● **EXERCISE**
Take each line that has the word "this" and return it.

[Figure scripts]
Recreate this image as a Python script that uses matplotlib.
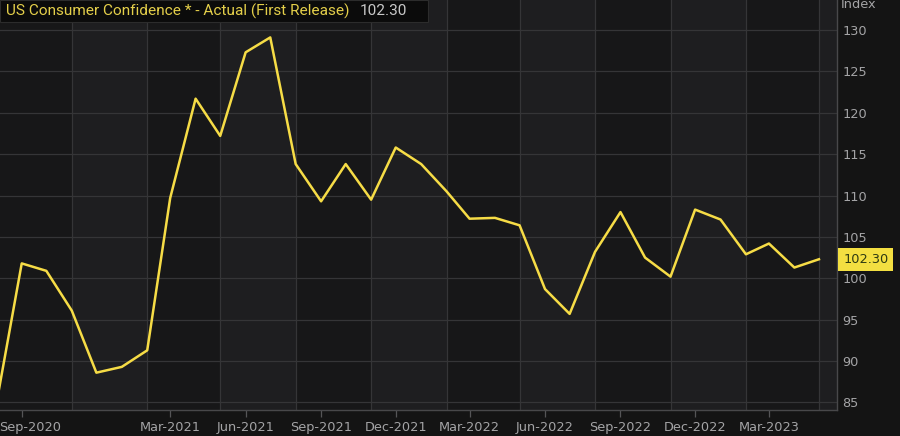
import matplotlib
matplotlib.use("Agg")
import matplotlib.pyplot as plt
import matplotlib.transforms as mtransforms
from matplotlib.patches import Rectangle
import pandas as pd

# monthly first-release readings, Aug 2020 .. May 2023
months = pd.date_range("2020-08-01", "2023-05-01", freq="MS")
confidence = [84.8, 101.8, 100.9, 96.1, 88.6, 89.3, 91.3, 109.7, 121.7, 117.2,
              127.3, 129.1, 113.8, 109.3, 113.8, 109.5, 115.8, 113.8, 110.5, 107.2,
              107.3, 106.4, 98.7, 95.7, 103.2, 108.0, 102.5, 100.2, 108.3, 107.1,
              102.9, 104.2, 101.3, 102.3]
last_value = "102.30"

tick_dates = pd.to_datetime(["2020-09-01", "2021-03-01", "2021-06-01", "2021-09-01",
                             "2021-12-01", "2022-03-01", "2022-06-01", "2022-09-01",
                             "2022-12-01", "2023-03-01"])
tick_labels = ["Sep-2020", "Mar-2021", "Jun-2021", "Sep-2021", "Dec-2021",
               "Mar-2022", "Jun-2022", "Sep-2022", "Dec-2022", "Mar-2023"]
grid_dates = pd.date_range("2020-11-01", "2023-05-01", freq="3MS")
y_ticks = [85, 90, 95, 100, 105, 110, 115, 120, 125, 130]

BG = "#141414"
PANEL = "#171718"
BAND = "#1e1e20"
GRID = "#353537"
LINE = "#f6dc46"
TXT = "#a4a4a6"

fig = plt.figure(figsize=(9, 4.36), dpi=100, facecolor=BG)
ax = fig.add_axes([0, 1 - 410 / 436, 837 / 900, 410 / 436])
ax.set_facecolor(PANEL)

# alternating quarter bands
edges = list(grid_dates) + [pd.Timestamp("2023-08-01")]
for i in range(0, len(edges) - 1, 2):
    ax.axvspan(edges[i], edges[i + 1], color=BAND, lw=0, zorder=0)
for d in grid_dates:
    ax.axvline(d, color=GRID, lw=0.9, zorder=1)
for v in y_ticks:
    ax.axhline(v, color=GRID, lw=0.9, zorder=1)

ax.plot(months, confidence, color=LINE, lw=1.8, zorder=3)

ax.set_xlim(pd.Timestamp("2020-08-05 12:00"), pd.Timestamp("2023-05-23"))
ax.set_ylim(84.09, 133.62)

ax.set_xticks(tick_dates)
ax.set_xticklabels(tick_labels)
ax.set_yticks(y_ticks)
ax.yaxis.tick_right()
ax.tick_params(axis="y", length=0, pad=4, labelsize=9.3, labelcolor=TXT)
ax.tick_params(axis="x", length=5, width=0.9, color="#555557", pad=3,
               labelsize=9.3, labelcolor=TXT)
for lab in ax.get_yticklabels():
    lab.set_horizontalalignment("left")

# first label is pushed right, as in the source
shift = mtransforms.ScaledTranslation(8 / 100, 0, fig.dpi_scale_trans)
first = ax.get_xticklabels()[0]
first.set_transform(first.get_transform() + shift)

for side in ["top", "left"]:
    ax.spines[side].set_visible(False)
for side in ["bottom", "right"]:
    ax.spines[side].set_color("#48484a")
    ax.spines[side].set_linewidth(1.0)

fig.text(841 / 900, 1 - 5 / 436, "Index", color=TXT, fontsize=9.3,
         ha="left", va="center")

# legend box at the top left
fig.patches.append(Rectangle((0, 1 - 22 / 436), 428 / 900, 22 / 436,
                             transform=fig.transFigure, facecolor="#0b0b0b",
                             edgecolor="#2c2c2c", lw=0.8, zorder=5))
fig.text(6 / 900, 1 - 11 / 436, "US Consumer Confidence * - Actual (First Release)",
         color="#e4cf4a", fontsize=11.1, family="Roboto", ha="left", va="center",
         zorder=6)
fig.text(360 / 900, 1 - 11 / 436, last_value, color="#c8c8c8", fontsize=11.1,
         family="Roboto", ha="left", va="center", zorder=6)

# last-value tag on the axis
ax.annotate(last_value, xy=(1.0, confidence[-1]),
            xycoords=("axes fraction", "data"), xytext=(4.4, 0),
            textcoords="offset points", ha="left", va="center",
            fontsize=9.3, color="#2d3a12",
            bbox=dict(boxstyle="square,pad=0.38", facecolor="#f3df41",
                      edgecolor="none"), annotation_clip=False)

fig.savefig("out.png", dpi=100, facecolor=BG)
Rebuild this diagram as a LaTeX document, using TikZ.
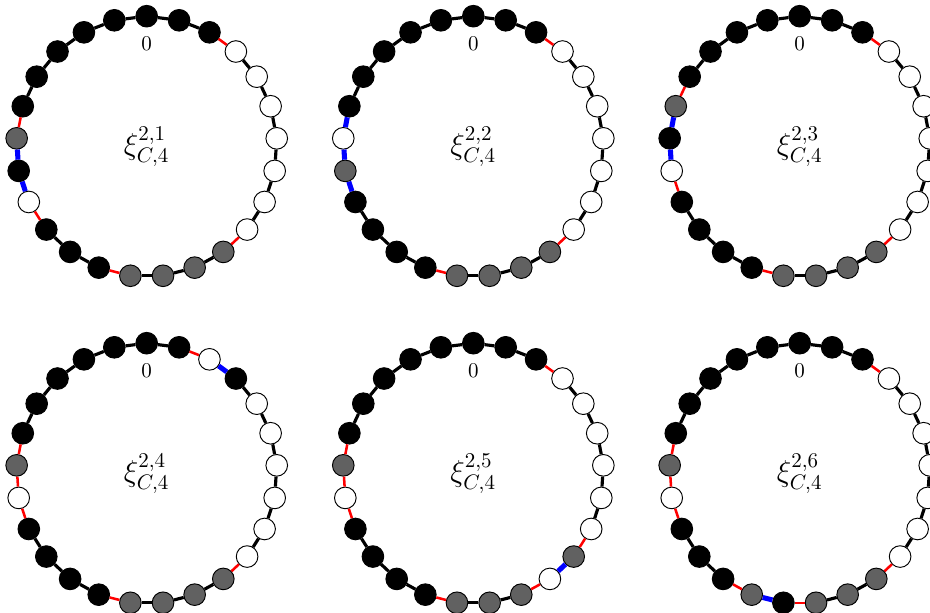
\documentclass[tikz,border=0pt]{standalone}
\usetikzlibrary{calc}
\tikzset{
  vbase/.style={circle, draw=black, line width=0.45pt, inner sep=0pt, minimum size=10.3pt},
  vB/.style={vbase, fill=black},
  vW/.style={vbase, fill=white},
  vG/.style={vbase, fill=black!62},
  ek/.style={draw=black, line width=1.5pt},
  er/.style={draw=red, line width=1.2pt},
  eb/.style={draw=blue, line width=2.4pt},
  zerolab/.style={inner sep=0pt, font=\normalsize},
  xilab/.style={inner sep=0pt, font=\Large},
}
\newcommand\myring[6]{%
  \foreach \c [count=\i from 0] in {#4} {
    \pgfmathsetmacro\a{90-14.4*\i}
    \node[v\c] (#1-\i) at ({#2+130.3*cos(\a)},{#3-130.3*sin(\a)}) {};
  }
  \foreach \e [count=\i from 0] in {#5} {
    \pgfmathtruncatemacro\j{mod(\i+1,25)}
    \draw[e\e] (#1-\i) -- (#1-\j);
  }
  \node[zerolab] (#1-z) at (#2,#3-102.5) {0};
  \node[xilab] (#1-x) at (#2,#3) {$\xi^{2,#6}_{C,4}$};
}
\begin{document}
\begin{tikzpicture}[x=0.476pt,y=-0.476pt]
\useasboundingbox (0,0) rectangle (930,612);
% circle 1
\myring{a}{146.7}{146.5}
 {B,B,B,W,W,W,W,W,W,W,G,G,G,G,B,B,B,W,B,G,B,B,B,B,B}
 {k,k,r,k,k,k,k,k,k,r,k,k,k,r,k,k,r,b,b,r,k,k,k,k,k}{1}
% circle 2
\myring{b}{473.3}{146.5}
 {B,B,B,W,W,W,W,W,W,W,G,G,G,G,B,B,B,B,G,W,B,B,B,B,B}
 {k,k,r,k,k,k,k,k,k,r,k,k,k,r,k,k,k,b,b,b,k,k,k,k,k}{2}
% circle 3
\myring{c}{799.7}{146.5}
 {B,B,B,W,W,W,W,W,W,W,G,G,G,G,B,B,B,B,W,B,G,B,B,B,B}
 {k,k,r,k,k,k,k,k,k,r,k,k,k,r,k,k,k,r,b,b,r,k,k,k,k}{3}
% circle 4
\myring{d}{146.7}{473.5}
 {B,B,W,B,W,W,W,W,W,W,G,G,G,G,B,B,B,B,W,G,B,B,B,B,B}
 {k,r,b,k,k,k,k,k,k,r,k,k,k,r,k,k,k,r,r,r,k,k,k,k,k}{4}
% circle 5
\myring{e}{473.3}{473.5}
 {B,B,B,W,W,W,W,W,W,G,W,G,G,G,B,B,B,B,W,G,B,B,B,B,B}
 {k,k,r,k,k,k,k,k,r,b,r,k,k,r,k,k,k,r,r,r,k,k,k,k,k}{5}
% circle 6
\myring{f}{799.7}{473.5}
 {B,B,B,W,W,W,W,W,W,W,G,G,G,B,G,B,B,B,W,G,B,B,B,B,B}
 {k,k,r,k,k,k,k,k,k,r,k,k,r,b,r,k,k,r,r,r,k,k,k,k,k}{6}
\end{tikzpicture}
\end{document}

● **PROBLEM SOLUTION**
Recreate this image as a Python script that uses matplotlib.
Rebuild this diagram as a LaTeX document, using TikZ.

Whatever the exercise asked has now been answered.